According to the Centers for Disease Control and Prevention (CDC), childhood obesity has tripled over the last three decades. In 2008, 19.6 percent of kids between the ages of 6 and 11 were obese.
But less is known about obesity rates in very young children. In fact, researchers hesitate to label children that young as "obese."
Recent studies have raised the alarm about particularly large babies, however. One 2009 paper published in the journal Pediatrics found that babies who gain weight rapidly in the first six months of life are at increased risk of being obese by age 3. Another study, published in April 2010 in the Journal of Pediatrics, found that heavy 6-month-olds are more likely to be obese as 2-year-olds.
What can be done?
"Studies have shown that exclusive breastfeeding — breastfeeding alone, not breastfeeding combined with bottle-feeding —prevents obesity," said Dr. David McCormick, senior author of the April study at the University of Texas Medical Branch at Galveston. "Getting enough fiber — eating apples instead of drinking apple juice, for example — also helps keep babies on track to a healthy weight. By contrast, improper early introduction of cereal by adding it to an infant's bottle promotes obesity."
Moss and his co-author, William Yeaton of the University of Michigan, used data from a survey called the Early Childhood Longitudinal Study-Birth Cohort, which contains data on 8,900 babies at nine months and 7,500 of those same babies at 2 years. (Some families moved out of the country or didn't respond to the second round of surveys.) The researchers classified the babies' weights based on CDC growth charts, which compare a baby's growth to a standardized growth curve. Kids in the 95th percentile of weight were categorized as "obese," while kids in the 85th to 95th percentile were counted as "at-risk," similar to the adult category of "overweight," Moss said.

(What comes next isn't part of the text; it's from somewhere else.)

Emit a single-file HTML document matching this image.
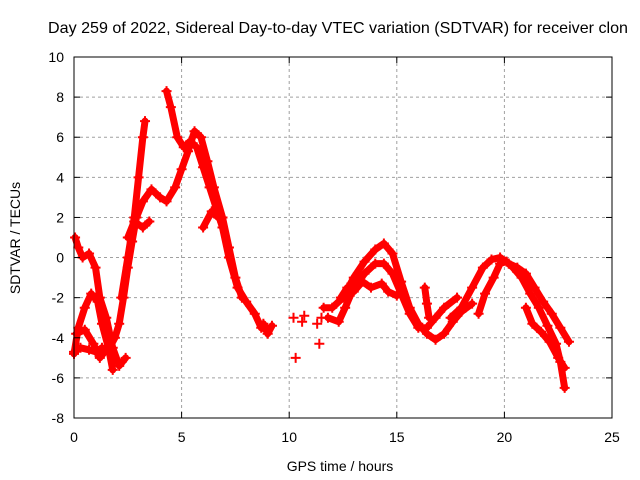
<!DOCTYPE html>
<html><head><meta charset="utf-8"><style>body{margin:0;background:#fff}svg{display:block;font-family:"Liberation Sans",sans-serif}</style></head>
<body>
<svg id="chart" width="640" height="480" viewBox="0 0 640 480">
<text x="48" y="33" font-size="16" textLength="580" lengthAdjust="spacingAndGlyphs" fill="#000">Day 259 of 2022, Sidereal Day-to-day VTEC variation (SDTVAR) for receiver clon</text>
<text x="340" y="471" font-size="14" text-anchor="middle">GPS time / hours</text>
<text transform="translate(20,238) rotate(-90)" font-size="14" text-anchor="middle">SDTVAR / TECUs</text>
<g id="grid"></g><g id="marks"></g><g id="axes"></g>
</svg>
<script>
const xTicks=[0,5,10,15,20,25];
const yTicks=[-8,-6,-4,-2,0,2,4,6,8,10];
const track1=[[0.05,1.0],[0.2,0.5],[0.4,0],[0.7,0.2],[1.0,-0.5],[1.2,-2],[1.5,-3],[1.8,-4.5],[2.1,-5.4],[2.4,-5]];
const track2=[[0.0,-4.8],[0.2,-3.5],[0.5,-2.5],[0.8,-1.8],[1.1,-2.2],[1.3,-3.3],[1.6,-4.5],[1.8,-5.6]];
const track3=[[0.0,-4.7],[0.3,-4.5],[0.7,-4.6],[1.0,-4.7],[1.3,-4.5],[1.6,-4.6],[1.9,-4.0],[2.1,-3.3],[2.3,-2],[2.5,-0.5],[2.7,0.8],[2.9,2.0],[3.2,2.8],[3.6,3.4],[4.0,3.0],[4.3,2.8],[4.7,3.5],[5.0,4.4],[5.3,5.3],[5.6,6.3],[5.9,6.0],[6.2,4.8],[6.5,3.5],[6.9,2.0],[7.2,0.5],[7.5,-1],[7.8,-2.0]];
const track4=[[0.1,-3.8],[0.5,-3.6],[0.9,-4.3],[1.2,-5.0],[1.5,-4.6]];
const track5=[[2.2,-2],[2.5,0],[2.8,2],[3.0,4],[3.2,6.0],[3.3,6.8]];
const track6=[[2.5,1.0],[2.8,1.8],[3.2,1.5],[3.5,1.8]];
const track7=[[4.3,8.3],[4.5,7.5],[4.8,6.0],[5.1,5.5],[5.4,5.8],[5.7,5.5],[6.0,4.5],[6.3,3.5],[6.6,2.5],[6.9,1.5],[7.2,0],[7.6,-1.5],[8.0,-2.2],[8.4,-2.8],[8.7,-3.5],[9.0,-3.6]];
const track8=[[6.0,1.5],[6.4,2.3],[6.7,2.0]];
const track9=[[11.6,-2.5],[12.0,-2.5],[12.5,-2],[13,-1],[13.5,-0.2],[14.0,0.4],[14.4,0.7],[14.8,0.2],[15.2,-1.2],[15.6,-2.5],[16.0,-3.3],[16.4,-3.8],[16.8,-4.1],[17.2,-3.8],[17.6,-3.2],[18.0,-2.7],[18.5,-2.3]];
const track10=[[11.8,-3],[12.3,-3.2],[12.6,-2.5],[13,-1.5],[13.5,-0.8],[14,-0.3],[14.4,-0.3],[14.8,-0.8],[15.2,-1.8],[15.6,-2.8],[16.0,-3.5],[16.4,-3.5],[16.8,-3.0],[17.2,-2.5],[17.8,-2.0]];
const track11=[[12.4,-2],[12.7,-1.5],[13.0,-1.7],[13.4,-1.2],[13.8,-1.5],[14.3,-1.3],[14.6,-1.7],[15.0,-1.9]];
const track12=[[16.3,-1.5],[16.4,-2.3],[16.5,-3.0]];
const track13=[[18.8,-2.8],[19.1,-1.8],[19.5,-1.0],[19.8,-0.3],[20.1,-0.2],[20.4,-0.5],[20.8,-1],[21.2,-1.8],[21.6,-2.5],[22.0,-3.4],[22.4,-4.3],[22.6,-5.2],[22.8,-6.5]];
const track14=[[17.5,-3],[18,-2.5],[18.5,-1.5],[19,-0.5],[19.4,-0.1],[19.8,0],[20.2,-0.3],[20.6,-0.5],[21,-0.8],[21.4,-1.5],[21.8,-2.2],[22.2,-2.8],[22.6,-3.5],[23.0,-4.2]];
const track15=[[21.0,-2.5],[21.3,-3.3],[21.7,-3.7],[22.1,-4.2],[22.5,-5],[22.8,-5.5]];
const track16=[[8.8,-3.3],[9.0,-3.8],[9.2,-3.4]];
const scattered=[[10.2,-3.0],[10.3,-5.0],[10.6,-3.2],[10.7,-2.9],[11.3,-3.3],[11.4,-4.3],[11.5,-3.0]];
const tracks=[track1,track2,track3,track4,track5,track6,track7,track8,track9,track10,track11,track12,track13,track14,track15,track16];

const X0=74,X1=612,Y0=418,Y1=57;
const xs=h=>X0+h/25*(X1-X0);
const ys=v=>Y0-(v+8)/18*(Y0-Y1);
const NS='http://www.w3.org/2000/svg';
function mk(tag,attrs,parent){const e=document.createElementNS(NS,tag);for(const k in attrs)e.setAttribute(k,attrs[k]);parent.appendChild(e);return e;}
const grid=document.getElementById('grid'),marks=document.getElementById('marks'),axes=document.getElementById('axes');
xTicks.forEach(t=>{
  if(t>0&&t<25){const l=mk('line',{x1:xs(t),x2:xs(t),y1:Y1,y2:Y0,stroke:'#a0a0a0','stroke-dasharray':'3,3'},grid);
  
  }
  const tx=mk('text',{x:xs(t),y:Y0+24,'font-size':14,'text-anchor':'middle'},axes);tx.textContent=t;
  
  
  mk('line',{x1:xs(t),x2:xs(t),y1:Y0,y2:Y0-6,stroke:'#000'},axes);
  mk('line',{x1:xs(t),x2:xs(t),y1:Y1,y2:Y1+6,stroke:'#000'},axes);
});
yTicks.forEach(t=>{
  if(t>-8&&t<10){const l=mk('line',{x1:X0,x2:X1,y1:ys(t),y2:ys(t),stroke:'#a0a0a0','stroke-dasharray':'3,3'},grid);
  
  }
  const tx=mk('text',{x:X0-10,y:ys(t)+5,'font-size':14,'text-anchor':'end'},axes);tx.textContent=t;
  
  
  mk('line',{x1:X0,x2:X0+6,y1:ys(t),y2:ys(t),stroke:'#000'},axes);
  mk('line',{x1:X1,x2:X1-6,y1:ys(t),y2:ys(t),stroke:'#000'},axes);
});
const frame=mk('rect',{x:X0,y:Y1,width:X1-X0,height:Y0-Y1,fill:'none',stroke:'#000'},axes);


function plus(h,v){const x=xs(h),y=ys(v);mk('path',{d:`M${x-5},${y}h10M${x},${y-5}v10`,stroke:'#f00','stroke-width':2},marks);}
tracks.forEach(tr=>{
  const pl=mk('polyline',{points:tr.map(p=>xs(p[0])+','+ys(p[1])).join(' '),fill:'none',stroke:'#f00','stroke-width':7,'stroke-linejoin':'round','stroke-linecap':'round'},marks);
  
  
  tr.forEach(p=>plus(p[0],p[1]));
});
scattered.forEach(p=>plus(p[0],p[1]));
</script>
</body></html>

Even in the first year of life, many babies fall into these two categories, Moss and his colleagues report in the January/February issue of the American Journal of Health Promotion. In the 9-month age group, 15.2 percent of babies were at-risk and 16.7 percent were obese. Among 2-year-olds, just under 14 percent were at-risk and almost 21 percent were obese.
"So you're seeing, combined, more kids being at-risk and obese [in the 2-year-old age group]," Moss said. "Of that combined total, more kids are obese than at-risk at two years."
The find hints at an unfortunate pattern: Kids who start out heavier end up heavier. Of kids who were normal weight at 9 months old, 75 percent were still normal weight at 2 years. But kids who were at-risk at nine months had only a 50 percent chance of being normal weight at age 2. More than 28 percent of at-risk kids ended up obese by their second birthday.
Obese 9-month-olds showed an even starker pattern. Only 37.6 percent were normal weight at age 2. Just over 18 percent did improve to the at-risk category, but 43.9 percent remained obese.
It's not likely that doctors are going to be recommending infants go on a diet anytime soon, Moss said. However, the results could help target health education and other interventions to the populations that need them, he said. The study found that Hispanic babies were at the highest risk of becoming overweight or obese. Babies in families of low socioeconomic status were also more likely to be heavy.
"It would be pretty important if we could, instead of reacting to kids who are already obese, maybe try to get them on a healthy track at the very early ages of their lives," Moss said.